Что касается разрушительных для нравственного климата последствий сохранения смертной казни, то следует иметь в виду два обстоятельства. Во-первых, любая форма наказания может быть представлена как неуважение к личности преступника и как "абсолютное" нравственное нарушение: если смертная казнь является "абсолютным убийством", то тюремное заключение - "абсолютным покушением на свободу", а штраф или конфискация - "абсолютным грабежом". Тем самым критика смертной казни должна автоматически перерастать в критику наказания как такового, однако, позиция большинства сторонников отмены этой формы наказания не предполагает такого радикализма. Во-вторых, "брутализация" общества, сохраняющего смертную казнь, не является социологически доказанным фактом. Но даже если этот факт и будет доказан, то степень "брутализации" может оказаться ничтожно малой.

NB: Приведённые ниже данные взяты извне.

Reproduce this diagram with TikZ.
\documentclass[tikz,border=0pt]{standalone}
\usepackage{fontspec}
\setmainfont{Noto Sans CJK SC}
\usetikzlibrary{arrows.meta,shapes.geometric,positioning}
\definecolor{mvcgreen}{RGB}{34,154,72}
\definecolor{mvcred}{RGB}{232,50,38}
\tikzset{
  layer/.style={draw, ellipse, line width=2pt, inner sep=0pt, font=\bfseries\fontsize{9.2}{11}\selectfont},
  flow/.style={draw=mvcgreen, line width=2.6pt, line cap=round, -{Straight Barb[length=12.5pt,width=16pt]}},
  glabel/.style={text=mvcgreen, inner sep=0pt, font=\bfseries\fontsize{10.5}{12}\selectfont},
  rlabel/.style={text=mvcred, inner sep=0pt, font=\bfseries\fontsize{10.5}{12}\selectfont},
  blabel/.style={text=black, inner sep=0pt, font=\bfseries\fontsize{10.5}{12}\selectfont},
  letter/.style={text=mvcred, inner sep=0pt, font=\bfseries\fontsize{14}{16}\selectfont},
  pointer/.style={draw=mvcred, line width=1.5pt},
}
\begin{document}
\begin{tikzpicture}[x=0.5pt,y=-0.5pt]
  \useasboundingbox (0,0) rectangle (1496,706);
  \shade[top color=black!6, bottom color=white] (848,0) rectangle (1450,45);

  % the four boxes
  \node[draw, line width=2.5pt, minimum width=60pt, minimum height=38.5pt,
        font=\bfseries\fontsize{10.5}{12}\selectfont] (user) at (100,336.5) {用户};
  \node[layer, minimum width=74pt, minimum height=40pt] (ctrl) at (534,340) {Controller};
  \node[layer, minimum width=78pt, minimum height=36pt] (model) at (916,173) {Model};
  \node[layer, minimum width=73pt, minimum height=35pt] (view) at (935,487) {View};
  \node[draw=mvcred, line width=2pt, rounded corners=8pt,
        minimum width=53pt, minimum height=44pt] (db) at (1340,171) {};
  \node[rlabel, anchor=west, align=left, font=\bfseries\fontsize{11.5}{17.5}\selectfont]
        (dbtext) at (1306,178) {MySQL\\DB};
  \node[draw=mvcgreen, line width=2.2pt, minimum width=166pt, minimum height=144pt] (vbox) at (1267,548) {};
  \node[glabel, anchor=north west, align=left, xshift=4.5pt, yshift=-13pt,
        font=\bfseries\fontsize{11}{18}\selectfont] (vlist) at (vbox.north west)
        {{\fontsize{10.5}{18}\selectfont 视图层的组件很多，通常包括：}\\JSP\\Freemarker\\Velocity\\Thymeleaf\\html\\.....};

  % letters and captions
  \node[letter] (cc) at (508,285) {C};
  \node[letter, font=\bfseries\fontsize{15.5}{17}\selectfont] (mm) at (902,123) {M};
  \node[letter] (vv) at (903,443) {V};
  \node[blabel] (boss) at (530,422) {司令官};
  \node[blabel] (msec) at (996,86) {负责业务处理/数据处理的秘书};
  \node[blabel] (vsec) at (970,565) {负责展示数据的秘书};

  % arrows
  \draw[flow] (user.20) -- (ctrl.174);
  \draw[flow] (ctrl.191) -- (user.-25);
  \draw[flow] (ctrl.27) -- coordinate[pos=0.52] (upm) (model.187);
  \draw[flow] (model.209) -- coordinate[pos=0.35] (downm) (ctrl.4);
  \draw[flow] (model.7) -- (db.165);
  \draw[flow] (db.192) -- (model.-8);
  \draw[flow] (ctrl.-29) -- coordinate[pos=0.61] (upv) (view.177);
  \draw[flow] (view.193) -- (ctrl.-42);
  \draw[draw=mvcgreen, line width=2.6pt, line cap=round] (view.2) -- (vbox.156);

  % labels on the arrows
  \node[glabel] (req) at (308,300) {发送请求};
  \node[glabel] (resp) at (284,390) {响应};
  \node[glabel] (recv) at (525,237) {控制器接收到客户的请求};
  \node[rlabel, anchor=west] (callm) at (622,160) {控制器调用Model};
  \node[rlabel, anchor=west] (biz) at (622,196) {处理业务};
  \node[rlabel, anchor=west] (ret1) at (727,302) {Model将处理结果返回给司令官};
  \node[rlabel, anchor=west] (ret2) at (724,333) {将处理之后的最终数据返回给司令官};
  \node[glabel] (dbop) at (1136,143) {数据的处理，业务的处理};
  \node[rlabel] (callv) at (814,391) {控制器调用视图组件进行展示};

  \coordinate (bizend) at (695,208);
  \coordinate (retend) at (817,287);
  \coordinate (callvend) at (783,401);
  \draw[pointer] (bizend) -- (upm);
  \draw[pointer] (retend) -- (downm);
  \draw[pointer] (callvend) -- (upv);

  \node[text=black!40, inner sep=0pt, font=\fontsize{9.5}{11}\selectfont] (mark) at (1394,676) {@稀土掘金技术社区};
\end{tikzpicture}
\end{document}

Отсутствие эквивалентности воздаяния также может быть оспорено. Если речь идет о якобы ни с чем не сравнимой тяжести ущерба, который порождает ожидание и приведение в исполнение смертной казни, то безнадежность положения и беспомощность жертвы преступления по целому ряду критериев гораздо выше, чем безнадежность положения и беспомощность осужденного на смерть преступника. Последний имеет юридические гарантии в отношении пыток и издевательств, у него была возможность юридической защиты своего интереса, тогда как жертва преступления часто находится всецело во власти другого человека, не соблюдающего никаких правил и ограничений. Если же обратиться к отсутствию градаций, которое делает невозможным соблюдение принципа соответствия между наказанием и тяжестью преступления, то пожизненное заключение имеет те же недостатки, что и смертная казнь, ведь назначение сроков заключения, превышающее возможную продолжительность человеческой жизни, носит сугубо символический характер.

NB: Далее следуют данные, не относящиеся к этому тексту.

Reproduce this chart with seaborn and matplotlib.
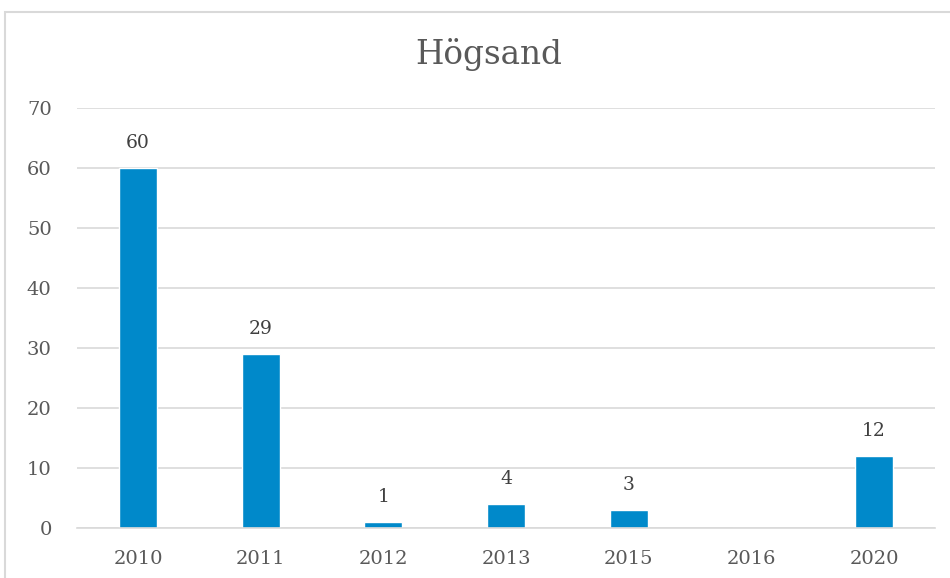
import matplotlib
matplotlib.use("Agg")
import matplotlib.pyplot as plt
import pandas as pd
import seaborn as sns
from matplotlib.patches import Rectangle

# data
years = ["2010", "2011", "2012", "2013", "2015", "2016", "2020"]
counts = [60, 29, 1, 4, 3, 0, 12]
labels = ["60", "29", "1", "4", "3", "", "12"]
y_ticks = [0, 10, 20, 30, 40, 50, 60, 70]

BAR_COLOR = "#0089CA"
TEXT_COLOR = "#595959"

sns.set_theme(style="white")
plt.rcParams["font.family"] = ["DejaVu Serif"]

df = pd.DataFrame({"year": years, "count": counts})

fig = plt.figure(figsize=(9.5, 5.78), dpi=100)
ax = fig.add_axes([0.0807, 0.0865, 0.904, 0.7265])

sns.barplot(data=df, x="year", y="count", color=BAR_COLOR, width=0.31,
            saturation=1, ax=ax)

for bar, lab in zip(ax.patches, labels):
    if lab:
        ax.text(bar.get_x() + bar.get_width() / 2, bar.get_height() + 2.6, lab,
                ha="center", va="bottom", fontsize=13.5, color="#404040")

ax.set_ylim(0, 70)
ax.set_yticks(y_ticks)
ax.yaxis.grid(True, color="#D9D9D9", linewidth=1.2)
ax.set_axisbelow(True)
for s in ["top", "right", "left"]:
    ax.spines[s].set_visible(False)
ax.spines["bottom"].set_color("#D9D9D9")
ax.spines["bottom"].set_linewidth(1.2)
ax.tick_params(axis="both", length=0, labelsize=14, colors=TEXT_COLOR)
ax.tick_params(axis="y", pad=18)
ax.tick_params(axis="x", pad=16)
ax.set_xlabel("")
ax.set_ylabel("")

fig.text(0.514, 0.905, "Högsand", ha="center", va="center", fontsize=23.5,
         color=TEXT_COLOR)

# chart frame (cropped at right and bottom)
fig.patches.append(Rectangle((5 / 950, -0.05), 1.2, 1 - 12 / 578 + 0.05,
                             transform=fig.transFigure, fill=False,
                             edgecolor="#D9D9D9", linewidth=1.5))

fig.savefig("out.png", dpi=100)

Наконец, наиболее дискуссионная проблема - проблема сдерживающего эффекта. Современные сторонники сохранения смертной казни осведомлены о состоянии социологических исследований этого вопроса. Они фиксируют тот факт, что социологи продолжают спорить о наличии или отсутствии такого эффекта, постоянно указывая друг другу на то, что выводы pro и выводы contra не учитывают действия иных факторов, определяющих уровень преступности в разных странах и регионах. Следовательно, с точки зрения науки об обществе, ответ на вопрос о связи между количеством особо опасных преступлений и сохранением смертной казни остается неопределенным, и именно это должно быть точкой отсчета для нормативного рассуждения о необходимости смертной казни. Принимая решение о судьбе какого-то социального института в условиях неопределенности результатов его функционирования, можно снимать эту неопределенность в пользу разных общественных групп, интересы которых он затрагивает. Оправданность решения в таких ситуациях определяется именно тем, какая из групп получает предпочтение. Сторонники сохранения смертной казни снимают неопределенность в пользу группы жертв преступления, сторонники ее отмены - в пользу преступников. С точки зрения противников смертной казни лучше быть ответственным за дополнительные случаи убийства, если выяснится, что сдерживающий эффект есть, чем за бесполезную казнь преступника, если выяснится, что такой эффект отсутствует. Такой выбор вызывает серьезные моральные сомнения. В особенности, в сообществах с высоким уровнем преступлений против жизни.